Enterprise Service Bus (ESB)
An Enterprise Service Bus (ESB) is a middleware tool designed to facilitate the integration of various applications and services across an enterprise. In the context of data engineering, an ESB is a central hub that manages communication, data transformation, and routing between different data sources, applications, and services within an organization's IT landscape.
Key Concepts of ESB:
- Integration Hub: Imagine ESB as a central public transit station where different bus lines (representing various services and applications) converge. Just as passengers can transfer from one bus to another at this station to reach their destinations, data can flow between services through the ESB, enabling disparate systems to communicate effectively.
- Message-Oriented Middleware: ESB operates on a message-based system. Each piece of data, whether a request for information or the data itself, is packaged into a message. This is akin to sending parcels through a postal service with the content enclosed in packages with clear addresses.
- Data Transformation: ESB can modify the format or structure of the data messages to ensure compatibility between systems. This is similar to a translator converting a message from one language to another, ensuring that the recipient understands the message even if it originated from a system with a different data format.

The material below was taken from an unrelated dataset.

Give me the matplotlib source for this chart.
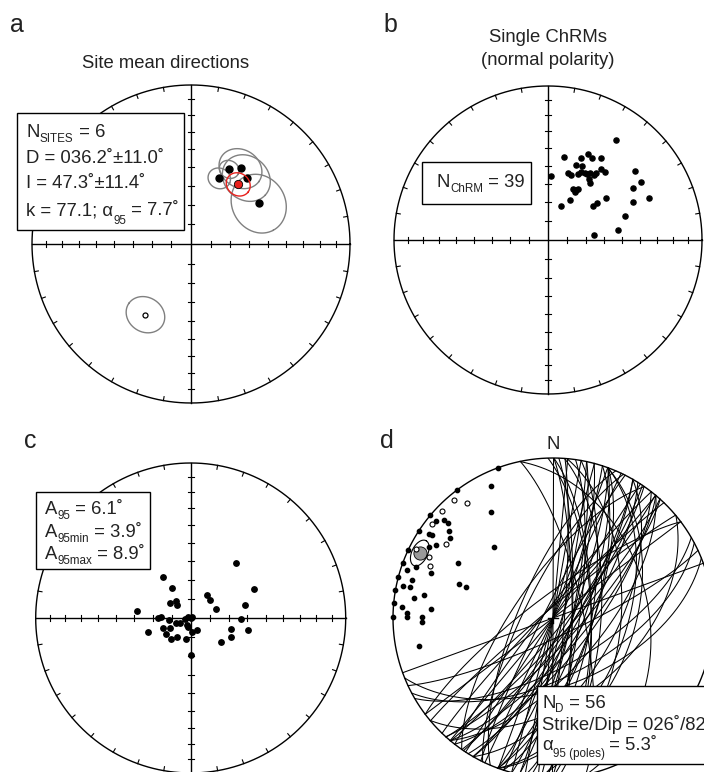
import numpy as np
import matplotlib
matplotlib.use('Agg')
import matplotlib.pyplot as plt
from matplotlib.patches import Rectangle

plt.rcParams['font.family'] = ['Liberation Sans', 'DejaVu Sans']

# ---------------- data ----------------
# (a) site mean directions
site_dec = [27.1, 33.3, 23.3, 40.0, 59.2]
site_inc = [46.2, 42.5, 52.9, 44.7, 48.6]
site_a95 = [4.8, 10.5, 5.5, 12.0, 14.5]
rev_dec = [212.8]
rev_inc = [-45.9]
rev_a95 = [9.5]
mean_dec = 38.4
mean_inc = 50.4
mean_a95 = 6.0

# (b) single ChRMs
chrm_dec = [34.2, 11.1, 22.0, 25.0, 28.3, 33.0, 20.4, 24.6, 36.6, 40.0,
            51.6, 2.9, 16.9, 19.3, 24.6, 28.8, 30.9, 35.5, 35.3, 34.1,
            36.2, 57.9, 58.8, 67.3, 66.2, 25.8, 30.4, 29.4, 28.7, 20.8,
            54.4, 53.0, 52.7, 72.5, 81.9, 83.8, 26.0, 32.0, 29.0]
chrm_inc = [22.6, 44.1, 42.3, 38.1, 39.6, 36.9, 46.7, 46.3, 41.8, 42.2,
            28.7, 55.6, 52.7, 53.2, 50.9, 48.7, 48.8, 47.0, 45.4, 50.5,
            51.9, 29.5, 35.5, 29.5, 39.3, 59.8, 58.7, 60.7, 66.0, 70.6,
            51.5, 57.5, 60.1, 46.5, 51.9, 65.6, 49.5, 47.5, 59.5]

# (c) VGP distribution (azimuth / elevation about mean)
vgp_az = [39.4, 65.0, 326.0, 328.4, 318.6, 305.4, 314.4, 35.6, 46.0, 69.8,
          76.6, 91.5, 102.2, 105.5, 115.0, 128.0, 179.5, 154.0, 175.8, 192.4,
          216.4, 222.2, 236.6, 250.7, 245.2, 250.2, 246.3, 264.6, 270.5, 271.9,
          252.3, 277.4, 256.0, 299.0, 135.0, 205.5, 196.0, 60.0]
vgp_el = [52.3, 53.0, 63.9, 71.7, 78.0, 76.7, 80.2, 75.0, 76.2, 76.0,
          60.3, 63.6, 59.2, 67.9, 66.3, 69.8, 70.4, 82.8, 82.8, 78.6,
          77.5, 75.0, 74.6, 74.7, 77.8, 81.8, 83.8, 78.8, 72.6, 74.3,
          66.2, 61.2, 86.8, 88.4, 89.8, 85.9, 85.1, 89.0]

# (d) poles to dikes (filled: lower hemisphere, open: upper hemisphere)
pole_trend = [340, 335, 323, 329.8, 310, 309.8, 311.9, 312.1, 303.1, 304,
              304.7, 310, 307.9, 320.2, 302, 295.2, 299.9, 290, 290.3, 288,
              290.2, 299.9, 285, 284.9, 282.1, 282.2, 290.1, 289.9, 280.1, 280.1,
              278.1, 275.3, 274.3, 274.1, 272.1, 270.3, 270.3, 268.2, 270.2, 258.2]
pole_plunge = [0, 9.8, 0, 24.4, 0, 5.4, 8.9, 12.8, 0, 7.2,
               9.2, 16.6, 19.5, 41.7, 14.8, 0, 11.7, 0, 9.4, 4.3,
               19.8, 31.8, 0, 9.5, 4.8, 9.4, 37.7, 41.9, 0, 19.5,
               13.4, 0, 5.8, 24.5, 9.8, 9.7, 19.5, 19.5, 0, 15.6]
pole_up_trend = [320, 323, 313.9, 307.9, 304.8, 296.8, 296.1, 293.1]
pole_up_plunge = [-4.5, -11.3, -4.5, -4.7, -19.6, -4.9, -14.8, -17.7]
extra_strike = [348, 20, 5, 30, 68, 62, 40, 18]
extra_dip = [40, 75, 55, 80, 55, 60, 65, 70]
mean_pole_trend = 296.0
mean_pole_plunge = 8.0
mean_pole_a95 = 5.3

# ---------------- helpers ----------------
W, H = 704, 772


def proj(trend, plunge):
    t = np.radians(np.asarray(trend, float))
    p = np.radians(np.abs(np.asarray(plunge, float)))
    r = np.sqrt(2) * np.sin((np.pi / 2 - p) / 2)
    return r * np.sin(t), r * np.cos(t)


def dir2vec(trend, plunge):
    t, p = np.radians(trend), np.radians(plunge)
    return np.array([np.cos(p) * np.sin(t), np.cos(p) * np.cos(t), np.sin(p)])


def vec2dir(v):
    e, n, d = v
    return np.degrees(np.arctan2(e, n)) % 360, np.degrees(np.arcsin(np.clip(d, -1, 1)))


def cone(trend, plunge, a, n=240):
    c = dir2vec(trend, abs(plunge))
    tmp = np.array([0, 0, 1.0]) if abs(c[2]) < 0.9 else np.array([1.0, 0, 0])
    u = np.cross(c, tmp); u /= np.linalg.norm(u)
    w = np.cross(c, u)
    phi = np.linspace(0, 2 * np.pi, n)
    a = np.radians(a)
    pts = np.cos(a) * c[:, None] + np.sin(a) * (np.cos(phi) * u[:, None] + np.sin(phi) * w[:, None])
    tr, pl = vec2dir(pts)
    return proj(tr, pl)


def great_circle(strike, dip, n=300):
    s, d = np.radians(strike), np.radians(dip)
    a = np.array([np.sin(s), np.cos(s), 0.0])
    dd = s + np.pi / 2
    b = np.array([np.sin(dd) * np.cos(d), np.cos(dd) * np.cos(d), np.sin(d)])
    t = np.linspace(0, np.pi, n)
    pts = np.cos(t) * a[:, None] + np.sin(t) * b[:, None]
    tr, pl = vec2dir(pts)
    return proj(tr, pl)


fig = plt.figure(figsize=(W / 100, H / 100), dpi=100)


def panel(cx, cy, R):
    ax = fig.add_axes([(cx - R) / W, (H - cy - R) / H, 2 * R / W, 2 * R / H])
    ax.set_xlim(-1, 1); ax.set_ylim(-1, 1)
    ax.axis('off')
    ax.R = R
    return ax


def frame(ax, axes_ticks=True):
    R = ax.R
    th = np.linspace(0, 2 * np.pi, 721)
    ax.plot(np.cos(th), np.sin(th), color='k', lw=1.0, clip_on=False, zorder=2)
    if not axes_ticks:
        return
    L = 4.0 / R
    for az in range(0, 360, 10):
        if az % 90 == 0:
            continue
        t = np.radians(az)
        ax.plot([np.sin(t), (1 - L) * np.sin(t)], [np.cos(t), (1 - L) * np.cos(t)],
                color='k', lw=0.8, clip_on=False, zorder=2)
    ax.plot([-1, 1], [0, 0], color='k', lw=1.0, clip_on=False, zorder=2)
    ax.plot([0, 0], [-1, 1], color='k', lw=1.0, clip_on=False, zorder=2)
    rs = np.sqrt(2) * np.sin(np.radians(90 - np.arange(10, 90, 10)) / 2)
    h = 3.0 / R
    for r in rs:
        for s in (-1, 1):
            ax.plot([s * r, s * r], [-h, h], color='k', lw=0.8, clip_on=False, zorder=2)
            ax.plot([-h, h], [s * r, s * r], color='k', lw=0.8, clip_on=False, zorder=2)


# ---------------- panel a ----------------
axa = panel(191, 244, 159)
frame(axa)
for d, i, a95 in zip(site_dec, site_inc, site_a95):
    x, y = cone(d, i, a95)
    axa.plot(x, y, color='#808080', lw=1.0, zorder=3)
for d, i, a95 in zip(rev_dec, rev_inc, rev_a95):
    x, y = cone(d, i, a95)
    axa.plot(x, y, color='#808080', lw=1.0, zorder=3)
x, y = proj(site_dec, site_inc)
axa.plot(x, y, 'o', ms=5.0, mfc='k', mec='k', zorder=4)
x, y = proj(rev_dec, rev_inc)
axa.plot(x, y, 'o', ms=3.6, mfc='white', mec='k', mew=0.9, zorder=4)
x, y = cone(mean_dec, mean_inc, mean_a95)
axa.plot(x, y, color='#e8211d', lw=1.0, zorder=5)
x, y = proj([mean_dec], [mean_inc])
axa.plot(x, y, 'o', ms=6.0, mfc='#e8211d', mec='k', mew=0.6, zorder=6)

# ---------------- panel b ----------------
axb = panel(548, 240, 154)
frame(axb)
x, y = proj(chrm_dec, chrm_inc)
axb.plot(x, y, 'o', ms=3.7, mfc='k', mec='k', zorder=4)

# ---------------- panel c ----------------
axc = panel(190.7, 618, 155)
frame(axc)
x, y = proj(vgp_az, vgp_el)
axc.plot(x, y, 'o', ms=3.9, mfc='k', mec='k', zorder=4)

# ---------------- panel d ----------------
axd = panel(553, 618, 160)
frame(axd, axes_ticks=False)
planes = [((t + 90) % 360, 90 - p) for t, p in zip(pole_trend, pole_plunge)]
planes += [((t - 90) % 360, 90 - abs(p)) for t, p in zip(pole_up_trend, pole_up_plunge)]
planes += list(zip(extra_strike, extra_dip))
for s, dp in planes:
    x, y = great_circle(s, dp)
    axd.plot(x, y, color='k', lw=0.75, zorder=2)
c = 5.0 / 160
axd.plot([-c, c], [0, 0], color='k', lw=1.0, zorder=3)
axd.plot([0, 0], [-c, c], color='k', lw=1.0, zorder=3)
x, y = proj([mean_pole_trend], [mean_pole_plunge])
axd.plot(x, y, 'o', ms=9.5, mfc='#9a9a9a', mec='k', mew=0.6, zorder=5)
x, y = cone(mean_pole_trend, mean_pole_plunge, mean_pole_a95)
axd.plot(x, y, color='k', lw=0.8, zorder=5)
x, y = proj(pole_trend, pole_plunge)
axd.plot(x, y, 'o', ms=3.1, mfc='k', mec='k', zorder=6, clip_on=False)
x, y = proj(pole_up_trend, pole_up_plunge)
axd.plot(x, y, 'o', ms=3.6, mfc='white', mec='k', mew=0.8, zorder=6, clip_on=False)

# ---------------- overlay (text, boxes) ----------------
ov = fig.add_axes([0, 0, 1, 1], zorder=10)
ov.set_xlim(0, W); ov.set_ylim(H, 0)
ov.axis('off')
ov.patch.set_alpha(0)
FS = 13.3
SS = 8.4
TC = '#222222'
renderer = fig.canvas.get_renderer()


def twidth(t, fs):
    a = ov.text(0, 0, 'x' + t + 'x', fontsize=fs)
    b = ov.text(0, 0, 'xx', fontsize=fs)
    w = a.get_window_extent(renderer).width - b.get_window_extent(renderer).width
    a.remove(); b.remove()
    return w


def rich(x, y, runs, ha='left'):
    widths = [twidth(t, fs) for t, fs, dy in runs]
    x0 = x - sum(widths) if ha == 'right' else x
    for (t, fs, dy), w in zip(runs, widths):
        ov.text(x0, y + dy, t, fontsize=fs, ha='left', va='baseline', color=TC)
        x0 += w


def box(x0, y0, x1, y1):
    ov.add_patch(Rectangle((x0, y0), x1 - x0, y1 - y0, facecolor='white',
                           edgecolor='k', lw=1.0, clip_on=False))


for lbl, x, y in [('a', 10, 32), ('b', 383, 32), ('c', 24, 448), ('d', 380, 448)]:
    ov.text(x, y, lbl, fontsize=18, va='baseline', ha='left', color=TC)

ov.text(165.5, 68.3, 'Site mean directions', fontsize=FS, ha='center', va='baseline', color=TC)
ov.text(548, 41.7, 'Single ChRMs', fontsize=FS, ha='center', va='baseline', color=TC)
ov.text(548, 65, '(normal polarity)', fontsize=FS, ha='center', va='baseline', color=TC)
ov.text(553, 449, 'N', fontsize=FS, ha='center', va='baseline', color=TC)

box(17.3, 112.7, 184, 230)
rich(26.5, 137, [('N', FS, 0), ('SITES', SS, 4.7), (' = 6', FS, 0)])
rich(26.5, 163, [('D = 036.2˚±11.0˚', FS, 0)])
rich(26.5, 188.5, [('I = 47.3˚±11.4˚', FS, 0)])
rich(26.5, 215, [('k = 77.1; α', FS, 0), ('95', SS, 9), (' = 7.7˚', FS, 0)])

box(422, 161.7, 531, 204)
rich(525, 186.7, [('N', FS, 0), ('ChRM', SS, 5), (' = 39', FS, 0)], ha='right')

box(35.7, 492, 150.3, 569.3)
rich(45, 514.3, [('A', FS, 0), ('95', SS, 5), (' = 6.1˚', FS, 0)])
rich(45, 536.7, [('A', FS, 0), ('95min', SS, 5), (' = 3.9˚', FS, 0)])
rich(45, 559.3, [('A', FS, 0), ('95max', SS, 5), (' = 8.9˚', FS, 0)])

box(537, 686, 720, 764)
rich(542, 707.5, [('N', FS, 0), ('D', SS, 5), (' = 56', FS, 0)])
rich(542, 730, [('Strike/Dip = 026˚/82˚', FS, 0)])
rich(542, 750, [('α', FS, 0), ('95 (poles)', SS, 7), (' = 5.3˚', FS, 0)])

fig.savefig('out.png', dpi=100)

- Routing: ESB routes messages between services based on predefined rules or conditions, similar to how a mail sorting center routes parcels based on their destination addresses. It can dynamically direct messages to the appropriate service based on the content of the message or other criteria.
- Decoupling: By mediating interactions between services, ESB allows systems to communicate without knowing the details of each other's operations. This decoupling is akin to making a phone call where you can communicate with someone without knowing their exact location or the technical details of the telephone network.
- Orchestration: ESB can manage complex sequences of service interactions, known as orchestrations. This is similar to conducting an orchestra, where the conductor directs various musicians (services) to play in a specific sequence to perform a symphony (a business process).
- Reliability and Fault Tolerance: ESB ensures messages are reliably delivered, even in the face of network or system failures, much like a courier service guarantees delivery of a package despite potential disruptions along the way. It can retry failed deliveries, reroute messages, or apply other strategies to ensure data reaches its intended destination.
Practical Use Cases in Data Engineering:
- Data Synchronization: Ensuring consistent data across different systems, databases, and applications.
- Real-Time Data Integration: Integrating streaming data from various sources for real-time analytics or operational intelligence.
- Service Orchestration: Coordinating complex data workflows that involve multiple microservices, APIs, and legacy systems.
- API Management: Facilitating secure and efficient access to data services and APIs for internal and external consumers.
ESBs were more prevalent in the era of SOA but are used less frequently in the microservices and cloud-native paradigms due to their centralized nature and potential for becoming bottlenecks. Modern alternatives often focus on lighter, more decentralized approaches to integration, such as API gateways or event-driven architectures. However, understanding ESBs can still provide valuable insights into integration patterns and principles applicable in various data engineering contexts.